How do you experienced underwater videographers use your lights and filters? In combination or either one or the other?
 
Answer to your first question is YES. Generally lights means no filter. But what color are your lights and what color is your filter?

The standard "caribbean blue water" red filter prevents blues and greens from passing and hence makes things look more normal when you get down far enough to lose the red (there is also a green water red filter...) Using a light and filter at depth will make things close look red and things far away look rightish.

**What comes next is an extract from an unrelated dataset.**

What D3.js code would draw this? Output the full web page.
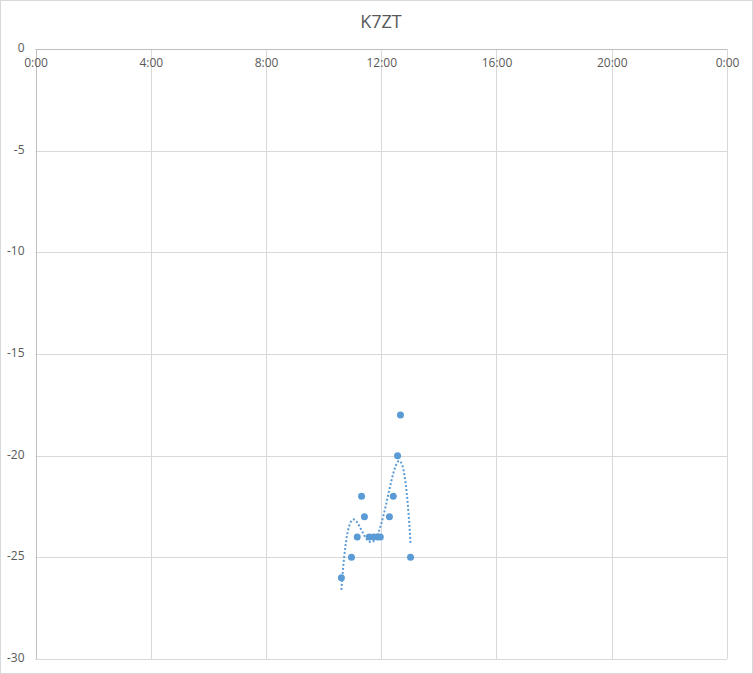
<!DOCTYPE html>
<html>
<head>
<meta charset="utf-8">
<script src="https://cdn.jsdelivr.net/npm/d3@7"></script>
<style>
  body { margin: 0; background: #fff; }
  text { font-family: "Open Sans", "Liberation Sans", sans-serif; fill: #595959; }
</style>
</head>
<body>
<div id="chart"></div>
<script>
// data
var title = "K7ZT";
var times = ["10:37","10:58","11:10","11:19","11:25","11:35","11:44","11:52","11:58","12:17","12:25","12:34","12:40","13:01"];
var snr = [-26,-25,-24,-22,-23,-24,-24,-24,-24,-23,-22,-20,-18,-25];
var xTicks = [0,4,8,12,16,20,24];
var xTickLabels = ["0:00","4:00","8:00","12:00","16:00","20:00","0:00"];
var yTicks = [0,-5,-10,-15,-20,-25,-30];
var trendOrder = 4;

var W = 753, H = 674;
var margin = {top: 49, right: 26, bottom: 15, left: 35.5};

var svg = d3.select("#chart").append("svg")
  .attr("width", W)
  .attr("height", H);

// outer frame
svg.append("rect")
  .attr("x", 0.5).attr("y", 0.5)
  .attr("width", W - 1).attr("height", H - 1)
  .attr("fill", "#fff")
  .attr("stroke", "#d9d9d9");

var x = d3.scaleLinear().domain([0, 24]).range([margin.left, W - margin.right]);
var y = d3.scaleLinear().domain([-30, 0]).range([H - margin.bottom, margin.top]);

var hours = times.map(function(t) {
  var p = t.split(":");
  return +p[0] + (+p[1]) / 60;
});
var data = hours.map(function(h, i) { return {h: h, v: snr[i]}; });

// gridlines
svg.append("g").selectAll("line.vg")
  .data(xTicks.slice(1)).enter().append("line")
  .attr("x1", function(d) { return Math.round(x(d)) + 0.5; })
  .attr("x2", function(d) { return Math.round(x(d)) + 0.5; })
  .attr("y1", y(0)).attr("y2", y(-30))
  .attr("stroke", "#d9d9d9");

svg.append("g").selectAll("line.hg")
  .data(yTicks.slice(1)).enter().append("line")
  .attr("y1", function(d) { return Math.round(y(d)) + 0.5; })
  .attr("y2", function(d) { return Math.round(y(d)) + 0.5; })
  .attr("x1", x(0)).attr("x2", x(24))
  .attr("stroke", "#d9d9d9");

// axis lines
svg.append("line")
  .attr("x1", x(0)).attr("x2", x(24))
  .attr("y1", Math.round(y(0)) + 0.5).attr("y2", Math.round(y(0)) + 0.5)
  .attr("stroke", "#bfbfbf");
svg.append("line")
  .attr("x1", Math.round(x(0)) + 0.5).attr("x2", Math.round(x(0)) + 0.5)
  .attr("y1", y(0)).attr("y2", y(-30))
  .attr("stroke", "#bfbfbf");

// x axis labels (under the top axis line)
var xAxis = d3.axisBottom(x)
  .tickValues(xTicks)
  .tickSize(0)
  .tickPadding(9)
  .tickFormat(function(d, i) { return xTickLabels[i]; });
svg.append("g")
  .attr("transform", "translate(0," + y(0) + ")")
  .call(xAxis)
  .call(function(g) { g.select(".domain").remove(); })
  .selectAll("text")
    .attr("font-size", 12)
    .style("font-family", "'Open Sans', 'Liberation Sans', sans-serif")
    .attr("fill", "#595959");

// y axis labels (plain hyphen like Excel)
var yAxis = d3.axisLeft(y)
  .tickValues(yTicks)
  .tickSize(0)
  .tickPadding(11)
  .tickFormat(function(d) { return String(d); });
svg.append("g")
  .attr("transform", "translate(" + x(0) + ",0)")
  .call(yAxis)
  .call(function(g) { g.select(".domain").remove(); })
  .selectAll("text")
    .attr("font-size", 12)
    .attr("dy", "0.2em")
    .style("font-family", "'Open Sans', 'Liberation Sans', sans-serif")
    .attr("fill", "#595959");

// title
svg.append("text")
  .attr("x", 381)
  .attr("y", 28)
  .attr("text-anchor", "middle")
  .attr("font-size", 18)
  .text(title);

// polynomial trendline (least squares, like Excel's)
function polyFit(xs, ys, order) {
  var mean = d3.mean(xs);
  var n = order + 1;
  var A = [], b = [];
  for (var r = 0; r < n; r++) {
    A.push(new Array(n).fill(0));
    b.push(0);
  }
  xs.forEach(function(xv, i) {
    var t = xv - mean;
    for (var r = 0; r < n; r++) {
      for (var c = 0; c < n; c++) A[r][c] += Math.pow(t, r + c);
      b[r] += ys[i] * Math.pow(t, r);
    }
  });
  // gaussian elimination
  for (var k = 0; k < n; k++) {
    var p = k;
    for (var r2 = k + 1; r2 < n; r2++) if (Math.abs(A[r2][k]) > Math.abs(A[p][k])) p = r2;
    var tmp = A[k]; A[k] = A[p]; A[p] = tmp;
    var tb = b[k]; b[k] = b[p]; b[p] = tb;
    for (var r3 = k + 1; r3 < n; r3++) {
      var f = A[r3][k] / A[k][k];
      for (var c2 = k; c2 < n; c2++) A[r3][c2] -= f * A[k][c2];
      b[r3] -= f * b[k];
    }
  }
  var coef = new Array(n).fill(0);
  for (var k2 = n - 1; k2 >= 0; k2--) {
    var s = b[k2];
    for (var c3 = k2 + 1; c3 < n; c3++) s -= A[k2][c3] * coef[c3];
    coef[k2] = s / A[k2][k2];
  }
  return function(xv) {
    var t = xv - mean, s = 0;
    for (var i = 0; i < n; i++) s += coef[i] * Math.pow(t, i);
    return s;
  };
}

var fit = polyFit(hours, snr, trendOrder);
var hMin = d3.min(hours), hMax = d3.max(hours);
var trend = d3.range(0, 201).map(function(i) {
  var h = hMin + (hMax - hMin) * i / 200;
  return {h: h, v: fit(h)};
});

svg.append("path")
  .datum(trend)
  .attr("fill", "none")
  .attr("stroke", "#5b9bd5")
  .attr("stroke-width", 2)
  .attr("stroke-dasharray", "2,2")
  .attr("d", d3.line()
    .x(function(d) { return x(d.h); })
    .y(function(d) { return y(d.v); }));

// points
svg.append("g").selectAll("circle")
  .data(data).enter().append("circle")
  .attr("cx", function(d) { return x(d.h); })
  .attr("cy", function(d) { return y(d.v); })
  .attr("r", 3.5)
  .attr("fill", "#5b9bd5");
</script>
</body>
</html>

For my Caribbean diving I used the guidelines of all natural above 20 feet. Red filter below 20 feet. No filter, regardless of depth when using lights. This is based upon an amphibico light setup.
 
Giffenk- Thanks for replying. I'm using two 800 lumen LED lights from light-for-me, part of a GoPro camera kit from tec dive gear. The documentation that comes with these lights is pretty lame, not much useful information and some of it is down-right inaccurate. (They don't even tell you what model light it is.) But the light source looks like it's about 5600 K or daylight color temp. My first dive will be in a freshwater quarry so I was thinking about a magenta filter, for tropical blue water dives I was going to use a red/orange filter. But it sounds like filters would only complicate things if I'm using lights. What lumen rating & color temp are the amphibico lights you reference?